SIA Cargo will take a 25% stake in GWAC - the limit for a foreign airline investor - while Temasek unit Dahlia Investments will own 24%, the air freight company said in a statement.
State-owned China Great Wall Industry Corp., which offers commercial satellite launch services, will own the remaining 51%.
Temasek, which also owns 57% of SIA, will invest CNY240 million over three years in the joint venture, while CGWIC will invest CNY510 million.
The move, which is SIA Cargo’s first overseas joint venture, was generally welcomed by analysts. They noted that competitors such as Deutsche Post’s DHL and FedEx Corp. - which have expanded beyond their express courier businesses to compete directly in ferrying heavy cargo - already have extended access to China.

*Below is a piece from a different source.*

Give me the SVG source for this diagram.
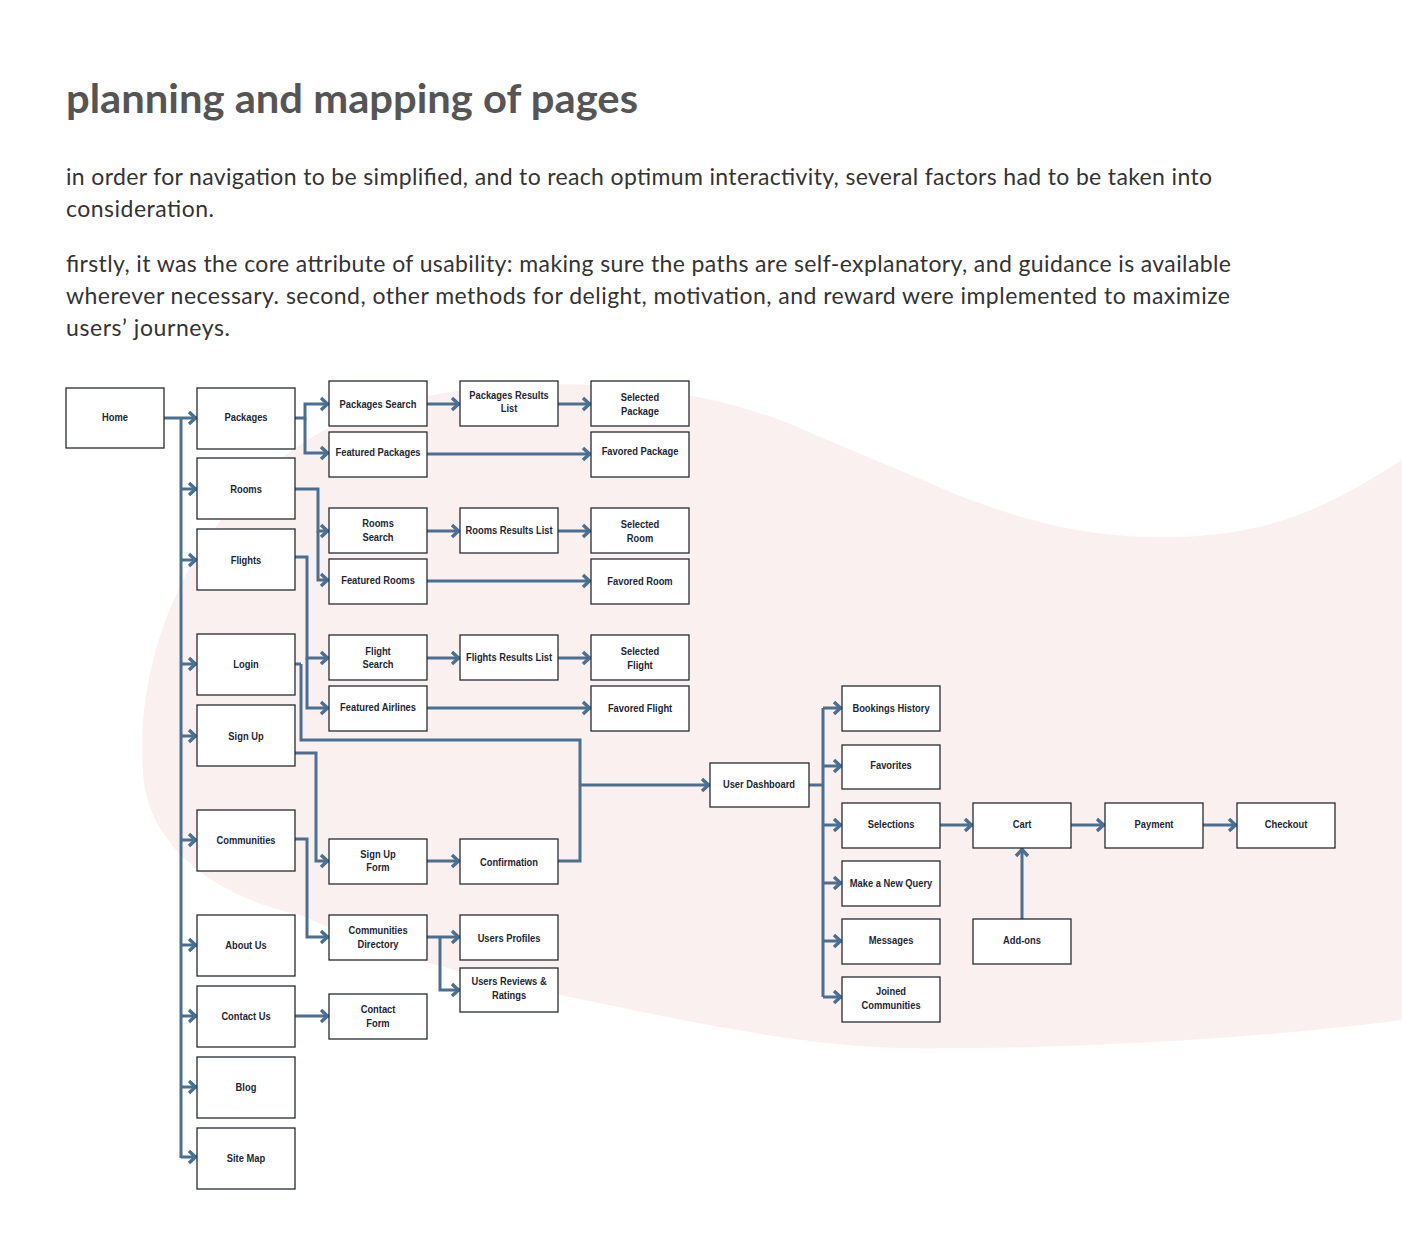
<svg xmlns="http://www.w3.org/2000/svg" width="1402" height="1247" viewBox="0 0 1402 1247">
<defs>
<style>
.bg{fill:#ffffff}
.blob{fill:#fbf0f0}
.title{font-family:"Lato","Open Sans",sans-serif;font-weight:700;font-size:41px;fill:#555555}
.body{font-family:"Lato","Open Sans",sans-serif;font-size:23px;fill:#333333}
.node rect{fill:#ffffff;stroke:#262c34;stroke-width:1.3}
.node text{font-family:"Liberation Sans",Arial,sans-serif;font-weight:700;font-size:11px;fill:#1d2733;text-anchor:middle;transform-box:fill-box;transform-origin:center;transform:scaleX(0.85)}
.conn path{fill:none;stroke:#4a6f90;stroke-width:3;stroke-linejoin:miter}
.arr path.c{marker-end:url(#a)}
</style>
<marker id="a" viewBox="-10 -8 12 16" markerWidth="12" markerHeight="16" refX="0" refY="0" orient="auto" markerUnits="userSpaceOnUse">
<path d="M-8,-6 L-1.5,0 L-8,6" fill="none" stroke="#4a6f90" stroke-width="3.4"/>
</marker>
</defs>
<rect class="bg" x="0" y="0" width="1402" height="1247"/>
<path class="blob" d="M1402,460 C1330,505 1270,540 1150,537 C1060,535 1000,510 960,496 C900,470 850,450 800,428 C740,403 680,390 600,385 C520,382 460,388 400,402 C320,420 250,470 200,550 C150,630 135,720 145,790 C160,860 230,900 300,915 C390,955 480,980 570,997 C680,1020 800,1046 900,1048 C1050,1050 1250,1040 1402,1020 Z"/>

<text class="title" x="66" y="113" textLength="572" lengthAdjust="spacingAndGlyphs">planning and mapping of pages</text>
<text class="body" x="66" y="185" textLength="1146">in order for navigation to be simplified, and to reach optimum interactivity, several factors had to be taken into</text>
<text class="body" x="66" y="217" textLength="148">consideration.</text>
<text class="body" x="66" y="272" textLength="1165">firstly, it was the core attribute of usability: making sure the paths are self-explanatory, and guidance is available</text>
<text class="body" x="66" y="304" textLength="1164">wherever necessary. second, other methods for delight, motivation, and reward were implemented to maximize</text>
<text class="body" x="66" y="336" textLength="164">users’ journeys.</text>

<g class="conn">
<path d="M181,418 V1158"/>
<path d="M301,664 V740 H580 V861 H558"/>
<path d="M823,708 V997"/>
<path d="M809,785 H823"/>
<g class="arr">
<path class="c" d="M164,418 H197"/>
<path class="c" d="M181,489 H197"/>
<path class="c" d="M181,560 H197"/>
<path class="c" d="M181,664 H197"/>
<path class="c" d="M181,736 H197"/>
<path class="c" d="M181,840 H197"/>
<path class="c" d="M181,945 H197"/>
<path class="c" d="M181,1016 H197"/>
<path class="c" d="M181,1087 H197"/>
<path class="c" d="M181,1157 H197"/>
<path class="c" d="M295,418 H305 V404 H329"/>
<path class="c" d="M305,418 V453 H329"/>
<path class="c" d="M295,489 H318 V531 H329"/>
<path class="c" d="M318,531 V580 H329"/>
<path class="c" d="M295,557 H307 V658 H329"/>
<path class="c" d="M307,658 V708 H329"/>
<path d="M295,664 H301"/>
<path class="c" d="M295,753 H316 V861 H329"/>
<path class="c" d="M427,861 H460"/>
<path class="c" d="M295,839 H307 V937 H329"/>
<path class="c" d="M427,937 H460"/>
<path class="c" d="M440,937 V990 H460"/>
<path class="c" d="M295,1016 H329"/>
<path class="c" d="M427,404 H460"/>
<path class="c" d="M558,404 H591"/>
<path class="c" d="M427,454 H591"/>
<path class="c" d="M427,531 H460"/>
<path class="c" d="M558,531 H591"/>
<path class="c" d="M427,581 H591"/>
<path class="c" d="M427,658 H460"/>
<path class="c" d="M558,658 H591"/>
<path class="c" d="M427,708 H591"/>
<path class="c" d="M580,785 H710"/>
<path class="c" d="M823,708 H842"/>
<path class="c" d="M823,766 H842"/>
<path class="c" d="M823,825 H842"/>
<path class="c" d="M823,883 H842"/>
<path class="c" d="M823,941 H842"/>
<path class="c" d="M823,997 H842"/>
<path class="c" d="M940,825 H973"/>
<path class="c" d="M1071,825 H1105"/>
<path class="c" d="M1203,825 H1237"/>
<path class="c" d="M1022,919 V848"/>
</g>
</g>

<g id="home" class="node"><rect x="66" y="388" width="98" height="60"/><text x="115" y="421">Home</text></g>
<g id="packages" class="node"><rect x="197" y="388" width="98" height="61"/><text x="246" y="421">Packages</text></g>
<g id="rooms" class="node"><rect x="197" y="458" width="98" height="61"/><text x="246" y="493">Rooms</text></g>
<g id="flights" class="node"><rect x="197" y="529" width="98" height="61"/><text x="246" y="564">Flights</text></g>
<g id="login" class="node"><rect x="197" y="634" width="98" height="61"/><text x="246" y="668">Login</text></g>
<g id="signup" class="node"><rect x="197" y="705" width="98" height="61"/><text x="246" y="740">Sign Up</text></g>
<g id="communities" class="node"><rect x="197" y="810" width="98" height="61"/><text x="246" y="844">Communities</text></g>
<g id="aboutus" class="node"><rect x="197" y="915" width="98" height="61"/><text x="246" y="949">About Us</text></g>
<g id="contactus" class="node"><rect x="197" y="986" width="98" height="61"/><text x="246" y="1020">Contact Us</text></g>
<g id="blog" class="node"><rect x="197" y="1057" width="98" height="61"/><text x="246" y="1091">Blog</text></g>
<g id="sitemap" class="node"><rect x="197" y="1128" width="98" height="61"/><text x="246" y="1162">Site Map</text></g>

<g id="packages-search" class="node"><rect x="329" y="381" width="98" height="45"/><text x="378" y="408">Packages Search</text></g>
<g id="featured-packages" class="node"><rect x="329" y="432" width="98" height="45"/><text x="378" y="456">Featured Packages</text></g>
<g id="rooms-search" class="node"><rect x="329" y="508" width="98" height="45"/><text x="378" y="527">Rooms</text><text x="378" y="541">Search</text></g>
<g id="featured-rooms" class="node"><rect x="329" y="559" width="98" height="45"/><text x="378" y="584">Featured Rooms</text></g>
<g id="flight-search" class="node"><rect x="329" y="635" width="98" height="45"/><text x="378" y="655">Flight</text><text x="378" y="668">Search</text></g>
<g id="featured-airlines" class="node"><rect x="329" y="686" width="98" height="45"/><text x="378" y="711">Featured Airlines</text></g>
<g id="signup-form" class="node"><rect x="329" y="839" width="98" height="45"/><text x="378" y="858">Sign Up</text><text x="378" y="871">Form</text></g>
<g id="communities-directory" class="node"><rect x="329" y="915" width="98" height="45"/><text x="378" y="934">Communities</text><text x="378" y="948">Directory</text></g>
<g id="contact-form" class="node"><rect x="329" y="994" width="98" height="45"/><text x="378" y="1013">Contact</text><text x="378" y="1027">Form</text></g>

<g id="packages-results" class="node"><rect x="460" y="381" width="98" height="45"/><text x="509" y="399">Packages Results</text><text x="509" y="412">List</text></g>
<g id="rooms-results" class="node"><rect x="460" y="508" width="98" height="45"/><text x="509" y="534">Rooms Results List</text></g>
<g id="flights-results" class="node"><rect x="460" y="635" width="98" height="45"/><text x="509" y="661">Flights Results List</text></g>
<g id="confirmation" class="node"><rect x="460" y="839" width="98" height="45"/><text x="509" y="866">Confirmation</text></g>
<g id="users-profiles" class="node"><rect x="460" y="915" width="98" height="45"/><text x="509" y="942">Users Profiles</text></g>
<g id="users-reviews" class="node"><rect x="460" y="968" width="98" height="44"/><text x="509" y="985">Users Reviews &amp;</text><text x="509" y="999">Ratings</text></g>

<g id="selected-package" class="node"><rect x="591" y="381" width="98" height="45"/><text x="640" y="401">Selected</text><text x="640" y="415">Package</text></g>
<g id="favored-package" class="node"><rect x="591" y="432" width="98" height="45"/><text x="640" y="455">Favored Package</text></g>
<g id="selected-room" class="node"><rect x="591" y="508" width="98" height="45"/><text x="640" y="528">Selected</text><text x="640" y="542">Room</text></g>
<g id="favored-room" class="node"><rect x="591" y="559" width="98" height="45"/><text x="640" y="585">Favored Room</text></g>
<g id="selected-flight" class="node"><rect x="591" y="635" width="98" height="45"/><text x="640" y="655">Selected</text><text x="640" y="669">Flight</text></g>
<g id="favored-flight" class="node"><rect x="591" y="686" width="98" height="45"/><text x="640" y="712">Favored Flight</text></g>

<g id="user-dashboard" class="node"><rect x="710" y="763" width="99" height="44"/><text x="759" y="788">User Dashboard</text></g>

<g id="bookings-history" class="node"><rect x="842" y="686" width="98" height="45"/><text x="891" y="712">Bookings History</text></g>
<g id="favorites" class="node"><rect x="842" y="745" width="98" height="44"/><text x="891" y="769">Favorites</text></g>
<g id="selections" class="node"><rect x="842" y="803" width="98" height="45"/><text x="891" y="828">Selections</text></g>
<g id="new-query" class="node"><rect x="842" y="861" width="98" height="45"/><text x="891" y="887">Make a New Query</text></g>
<g id="messages" class="node"><rect x="842" y="919" width="98" height="45"/><text x="891" y="944">Messages</text></g>
<g id="joined-communities" class="node"><rect x="842" y="977" width="98" height="45"/><text x="891" y="995">Joined</text><text x="891" y="1009">Communities</text></g>

<g id="cart" class="node"><rect x="973" y="803" width="98" height="45"/><text x="1022" y="828">Cart</text></g>
<g id="payment" class="node"><rect x="1105" y="803" width="98" height="45"/><text x="1154" y="828">Payment</text></g>
<g id="checkout" class="node"><rect x="1237" y="803" width="98" height="45"/><text x="1286" y="828">Checkout</text></g>
<g id="add-ons" class="node"><rect x="973" y="919" width="98" height="45"/><text x="1022" y="944">Add-ons</text></g>
</svg>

“The business in China is a growing business and the investment should reap good dividends due to China’s substantial exports, including the smaller electronics goods which will be suitable for airfreight,” said Peter Drolet, analyst at UOB Kay Hian.
SIA Cargo accounted for 19.4% of SIA’s operating profit of S$1.36 billion for the year ended March 31, compared with 53.3% for passenger operations. The freight business is an important buffer for SIA during periods of reduced earnings from passenger travel, analysts say.
SIA plans to increase its cargo capacity by nine percent during the current year. Analysts say that although SIA’s cargo load factors have been shrinking, the company has countered the trend by cutting costs. Last year, overall cargo load was 63.5%, compared with a break-even load factor of 59.3%.
SIA Cargo has a fleet of 14 Boeing 747-400 cargo planes, with another two scheduled for delivery this year and three more by 2009.
The new airline will fly wide body freighters within China as well as to cargo markets in the US, Europe, Northeast Asia and Southwest Asia, SIA Cargo said. It said the China joint venture will start with two or three planes, but didn’t address whether it will divert some planes from its existing fleet. (Dow Jones & Company, Inc.)